While the Indian embassy in Kathmandu was holding a press conference to celebrate its army's Everest summit almost two weeks ago, the media was training its lenses outside as anti-India slogans rent the air.

"Down with Manmohan Singh," shouted the handful of Bhutanese refugee students assembled in the lane in the capital leading to the Indian embassy.

"We condemn the Indian government" and "India, give us way to return to our homeland" were some of the slogans being shouted.

When Nepal police seized the effigy of the Indian prime minister they were planning to burn, the students brought out Xerox photographs of Singh and set them on fire.

Led by TP Mishra, a 22-year-old journalism student whose parents left Bhutan when he was only six, Ganga Neupane, a 29-year-old who had earlier taken part in earlier campaigns, and Som Subedi, a 25-year-old political science student, the protest was quickly stifled by the Armed Police Force arriving in two trucks.

"We condemn the firing by the Indian border security forces on the Bhutanese refugees on Tuesday when they tried to return to Bhutan via India," Neupane said.

A 20-year-old high school student, Shah Bahadur Dewan, was killed when the Indian Seema Suraksha Bal fired at unarmed refugees, including a large number of women, while nearly 80 people were injured on Tuesday on the Indo-Nepal border near the frontier towns of Kakarbhitta and Panitanki.

"When we came to Nepal through India, the Indian security forces did not stop us," said Subedi.

"In fact, they dumped us by the truckload at the Nepal border.
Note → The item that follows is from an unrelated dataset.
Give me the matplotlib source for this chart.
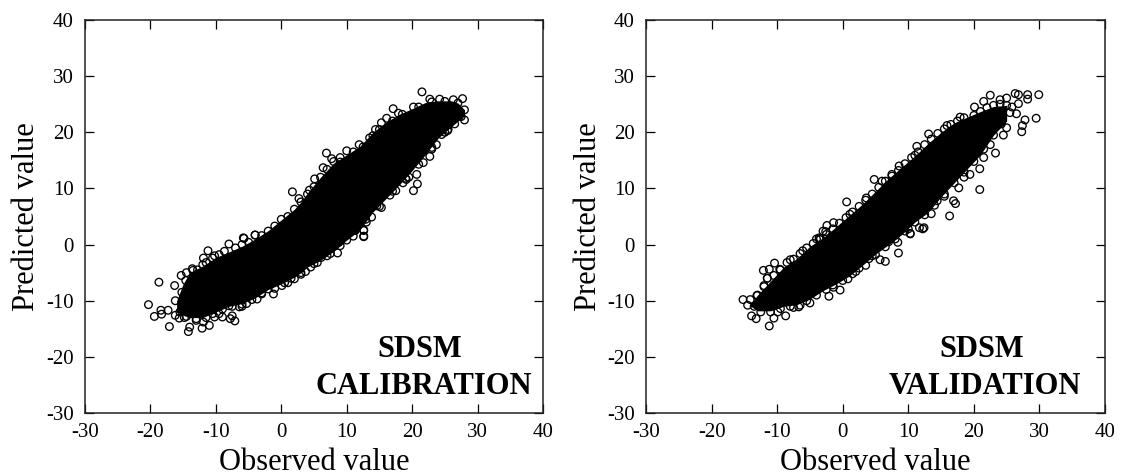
import matplotlib
matplotlib.use("Agg")
import matplotlib.pyplot as plt

plt.rcParams['font.family'] = ['Liberation Serif']
plt.rcParams['axes.unicode_minus'] = False

cal_band_x = [-16, -15, -14, -12, -10, -8, -6, -4, -2, 0, 2, 3, 4, 6, 8, 10, 12, 14, 16, 18, 20, 22, 24, 26, 27, 28]
cal_band_up = [-10, -7, -5, -3.8, -2.3, -1.3, -0.3, 1, 2.5, 4.4, 6.3, 7.6, 9.2, 12, 14.5, 16, 17.5, 20, 21.8, 23.2, 24.2, 25.3, 25.6, 25.6, 25.2, 24]
cal_band_lo = [-12, -12.6, -13, -13, -12, -11, -10.5, -9.5, -8, -7, -5.8, -5, -4, -2.8, -1.2, 0.8, 2.6, 5.8, 8.2, 10.6, 13.2, 16, 19, 21, 22, 23]

val_band_x = [-14, -13, -11, -9, -7, -5, -3, -1, 1, 3, 5, 7, 9, 11, 13, 15, 17, 19, 21, 23, 25]
val_band_up = [-10.5, -9, -6.5, -4, -2.5, -0.3, 1.2, 3.2, 5.2, 7.2, 9.5, 11.8, 13.8, 15.8, 18, 20, 21.7, 22.7, 23.7, 24.6, 24.8]
val_band_lo = [-11, -11.8, -11.8, -11, -10.7, -9.7, -8.2, -7, -5.6, -3.7, -1.7, 0, 1.8, 4, 5.7, 8.5, 11, 13.5, 16, 19.5, 22]

# points that stand clear of the solid part
cal_obs = [-20.3, -18.7, -19.4, -18.4, -18.3, -17.3, -17.1, -16.3, -16.2, -16.2, -15.6, -14.2, -14, -12.1, -11,
           -11.9, -9, -7.5, -7.1, -7.8, -11.2, -11.9, -8, -5.7, -4, -1.2, 2, 3.7, 8.6, 12.6, 12.6, 11.3,
           -13.5, -14.6, -10.2, -3.7, -5.3, -6.4, -8, -10.2, 0.1, -2, 4.5, 6.1, 8.8,
           21.5, 22.7, 27.7, 28, 28, 25.4, 20.2, 20.8, 20.7, 19.1, 21.7, 17.1, 17.9, 16.1, 15.3, 14.4, 11.9, 10,
           6.9, 7.7, 5.1, 4.3, 1.7, 2.7, -5.8, -4, 16.6, 15.3, 12.9, 12.6, 12.6, 11.2, 23.7, 24.5, 22.7,
           20.2, 26.3, 24.2, 6.4, 9, 14, 18.6, 14.6,
           -15.2, -15, -14.8, -13, -12, -9.5, -6, -3, 1, 3, 5.5, 7.5, 10, 13.8, 17.5, 19.5, 23, 25.5, 27.2]
cal_pred = [-10.7, -6.7, -12.8, -11.7, -12.4, -11.7, -14.6, -7.3, -10, -12.6, -13.1, -15.5, -14.7, -14.9, -14.4,
            -13.8, -12.9, -12.7, -13.6, -13.2, -1.1, -2.4, 0.1, 1.1, 1.7, -8.8, -6.1, -4.8, -1.5, 1.5, 2.5, 2.5,
            -4.6, -6.4, -2, -9.7, -10.5, -11.1, -10.9, -12.9, -7.3, -7.9, -4, -2.3, 0.4,
            27.2, 25.9, 26, 24, 22.2, 20.3, 9.6, 10.8, 12.5, 11.6, 14.6, 24.2, 23.4, 22.5, 21.7, 20.5, 17.8, 16.7,
            16.3, 15.3, 11.7, 9.7, 9.4, 8.2, 1.2, 1.7, 8.8, 6.6, 4.5, 2.6, 1.4, 2.7, 17.8, 19.6, 15.7,
            24.5, 25.8, 25.9, 13.7, 14.7, 19.4, 11, 6.9,
            -8.5, -11.5, -13, -13.5, -3.6, -12.3, -11, -8.6, -6.8, -5.3, -3.2, -1.6, 0.8, 4.9, 9.6, 12, 17, 20.5, 22.8]

# points sitting on the edge of the solid part
cal_edge_obs = [-15.3, -14.5, -13.6, -12.8, -11.5, -10.5, -9.5, -8.7, -7, -6, -5, -3, -2, -1, 0, 1, 2, 3, 4, 5, 6, 7,
                8, 9, 11, 12.5, 13.5, 15, 17, 18.5, 21, 23, 25, 27,
                -15.5, -14.5, -13, -11.5, -10.5, -9, -7.5, -6, -4.5, -3, -1, 0.5, 1.5, 3, 5, 7, 9, 11, 13, 15, 17,
                19, 21, 23, 25, 26.5, 27.5]
cal_edge_pred = [-5.5, -5, -4.3, -4.5, -3.2, -2.4, -1.8, -1.2, -0.6, 0, 0.4, 1.6, 2.4, 3.3, 4.5, 5, 6.3, 7.6, 9, 10.3,
                 12, 13.4, 14.8, 15.5, 16.5, 17.4, 19, 20.5, 22, 23.2, 24.5, 25.4, 25.5, 25.2,
                 -12, -12.8, -13.2, -13, -12.3, -11.5, -11, -10.6, -9.8, -8.8, -7.8, -6.8, -6, -5, -3.4, -2, -0.2,
                 1.5, 4, 6.8, 9.5, 11.8, 14.3, 17.3, 20, 21.5, 22.8]

val_obs = [29.9, 29.5, 27.8, 27.4, 27.3, 28.2, 28.2, 26.8, 26.3, 26.8, 26.5, 25, 24, 22.5, 21.5, 20.1, 17.9, 15.9,
           13.1, 11.3, 11, 8.6, 7.5, 6, 4.8, 3.6, 0.6, 1.1, -1.4, -2.4, -3, -3.6, 23.3, 22.5, 20.9, 20.9, 17.7,
           16.9, 17.2, 16.3, 14.4, 12.4, 11.7, 10.3, 9.3, 19.4, 25,
           -15.2, -14.1, -13.9, -13.2, -11.2, -10.5, -8.7, -10.4, -12.1, -11.2, -9.6, -8, -2.1, -0.4, -1.4, -5, -6.7,
           0.8, 3.5, 6.5, 5.7, 8.5, 8.4, 10.3, 12.2, -6.1, -3.4, -2.6, -12, -13.1, -9.9,
           -14.5, -12.5, -11.5, -7.5, -4, 2, 4.5, 7, 10, 13.5, 15.5, 18.5, 21.5, 24.5, 25.8]
val_pred = [26.7, 22.5, 22.2, 21.2, 20.1, 26.7, 25.9, 26.7, 26.9, 25.1, 23.3, 26.1, 25.8, 26.6, 25.5, 24.5, 22.7, 21.2,
            19.7, 17.5, 15.9, 14, 12.5, 11.3, 11.6, 8.3, 7.6, 5.4, 3.9, 3.4, 2.4, 1.2, 16.3, 17.8, 13.5, 9.8, 10.1,
            7.8, 7.3, 5.1, 7.8, 3, 3, 2, 3.3, 12.5, 20.8,
            -9.8, -9.8, -12.7, -13.2, -14.5, -13.1, -12.7, -3.3, -4.6, -4.4, -4.4, -2.7, -9.2, -8.1, -7.6, -10.4, -11.1,
            -6.1, -3.7, -3, -2.7, -1.5, 0.4, 1.9, 2.8, -1.1, 1.1, 2.3, -7.3, -9.1, -12,
            -10.8, -11, -6, -11.2, 1, -4.8, -2, 0.5, 2.8, 5.5, 8.6, 12, 15.5, 19.5, 24.5]

val_edge_obs = [-13, -12, -11.5, -10.5, -9.5, -8.5, -7.5, -6.5, -5.5, -4.5, -3.5, -2.5, -1.5, -0.5, 0.5, 1.5, 2.5, 3.5,
                4.5, 5.5, 6.5, 7.5, 8.5, 9.5, 10.5, 11.5, 12.5, 13.5, 14.5, 15.5, 16.5, 17.5, 18.5, 20, 21, 22, 23, 24, 25,
                -13.5, -12.5, -11, -9.5, -8, -6.5, -5.5, -4, -2.5, -1.5, 0, 1.5, 2.5, 4, 5, 6.5, 8, 9.5, 11, 12.5,
                14, 15.5, 17, 18.5, 20, 21.5, 23, 24.2, 25.5]
val_edge_pred = [-9, -7.5, -6, -5.5, -4.5, -3.2, -2.6, -1.6, -0.6, 0.2, 0.9, 1.8, 2.8, 3.8, 4.8, 5.8, 6.8, 7.9,
                 9, 10.2, 11.3, 12.2, 13.2, 14.4, 15.5, 16.5, 17.8, 18.8, 19.8, 20.6, 21.4, 22, 22.6, 23, 23.7, 24.4, 24.8, 25, 24.8,
                 -11, -12, -12, -11.4, -11, -10.8, -10, -9, -8, -7.2, -6.4, -5.2, -4.2, -2.5, -1.8, -0.4, 1, 2.4, 4, 5.3,
                 7, 9, 11, 12.9, 14.8, 17, 19.5, 21.5, 23.5]

ticks = [-30, -20, -10, 0, 10, 20, 30, 40]
W, H = 1123, 475


def panel(left, right, band_x, band_lo, band_up, obs, pred, edge_obs, edge_pred, name, name_x, label_x):
    ax = fig.add_axes([left / W, 1 - 413 / H, (right - left) / W, 393 / H])
    ax.fill_between(band_x, band_lo, band_up, color="black", lw=0)
    ax.scatter(obs + edge_obs, pred + edge_pred, s=30, facecolors="none", edgecolors="black", linewidths=0.95)
    ax.set_xlim(-30, 40)
    ax.set_ylim(-30, 40)
    ax.set_xticks(ticks)
    ax.set_yticks(ticks)
    ax.tick_params(direction="in", length=6.5, width=0.9, top=True, right=True, labelsize=15)
    ax.tick_params(axis="x", pad=7)
    ax.tick_params(axis="y", pad=8)
    for s in ax.spines.values():
        s.set_linewidth(1.1)
        s.set_color("#222222")
    ax.text(21.2, -18.7, "SDSM", fontsize=22, fontweight="bold", ha="center", va="center")
    ax.text(name_x, -25.3, name, fontsize=22, fontweight="bold", ha="center", va="center")
    fig.text((left + right) / 2 / W, 1 - 462 / H, "Observed value", fontsize=22, ha="center", va="center")
    fig.text(label_x / W, 1 - 217 / H, "Predicted value", fontsize=22, rotation=90, ha="center", va="center")
    return ax


fig = plt.figure(figsize=(W / 100, H / 100), dpi=100)
panel(85, 543, cal_band_x, cal_band_lo, cal_band_up, cal_obs, cal_pred, cal_edge_obs, cal_edge_pred, "CALIBRATION", 21.7, 27)
panel(646, 1105, val_band_x, val_band_lo, val_band_up, val_obs, val_pred, val_edge_obs, val_edge_pred, "VALIDATION", 21.7, 588)
fig.savefig("out.png", dpi=100)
Now that we want to go back the same way, they have to give us way."

There has been escalating tension in the seven camps in Morang and Jhapa districts in eastern Nepal where over 106,000 Bhutanese have been living since the 90s, when they were evicted by the Bhutan government.

The tension was stoked by an offer by the US government to resettle the refugees on American soil, which is being opposed by the group who want to return home.
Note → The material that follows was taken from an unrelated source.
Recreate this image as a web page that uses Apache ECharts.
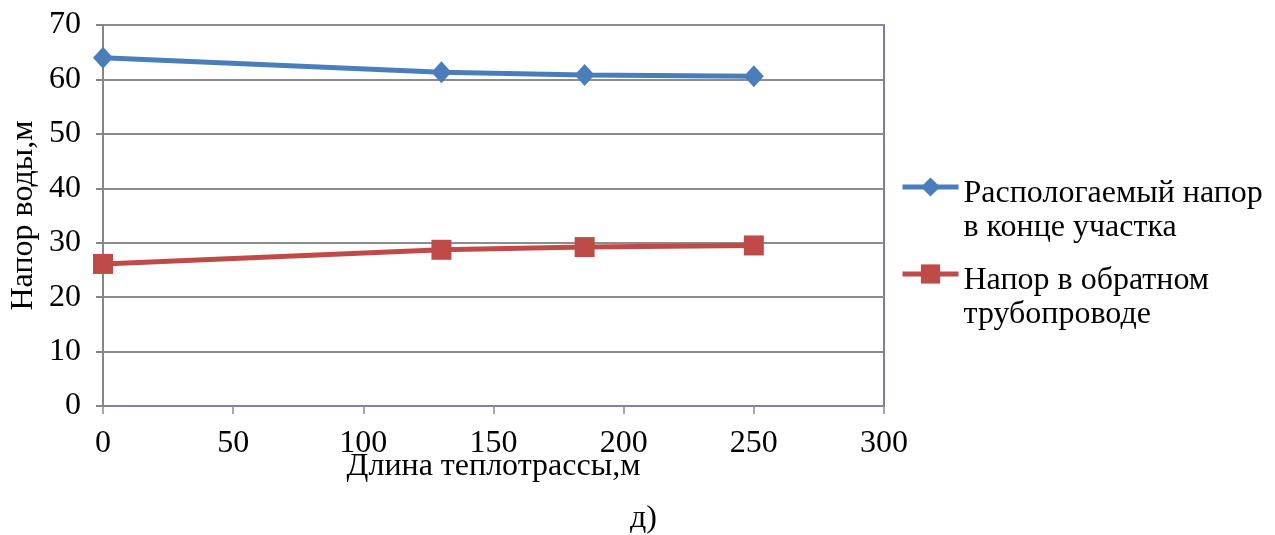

"We don't have any political affiliations," Subedi said. "We don't advocate either repatriation or resettlement. We say people should have the freedom to do what they want to do.

"If they want to go to the US, they should be allowed. On the other hand, if they want to return to Bhutan, they should be allowed that too."

The Nepal government on Wednesday also beefed up security presence in front of the Indian embassy after the American Ambassador James F Moriarty had stones thrown at the UN vehicle he was travelling in to meet the Bhutanese refugees in Jhapa.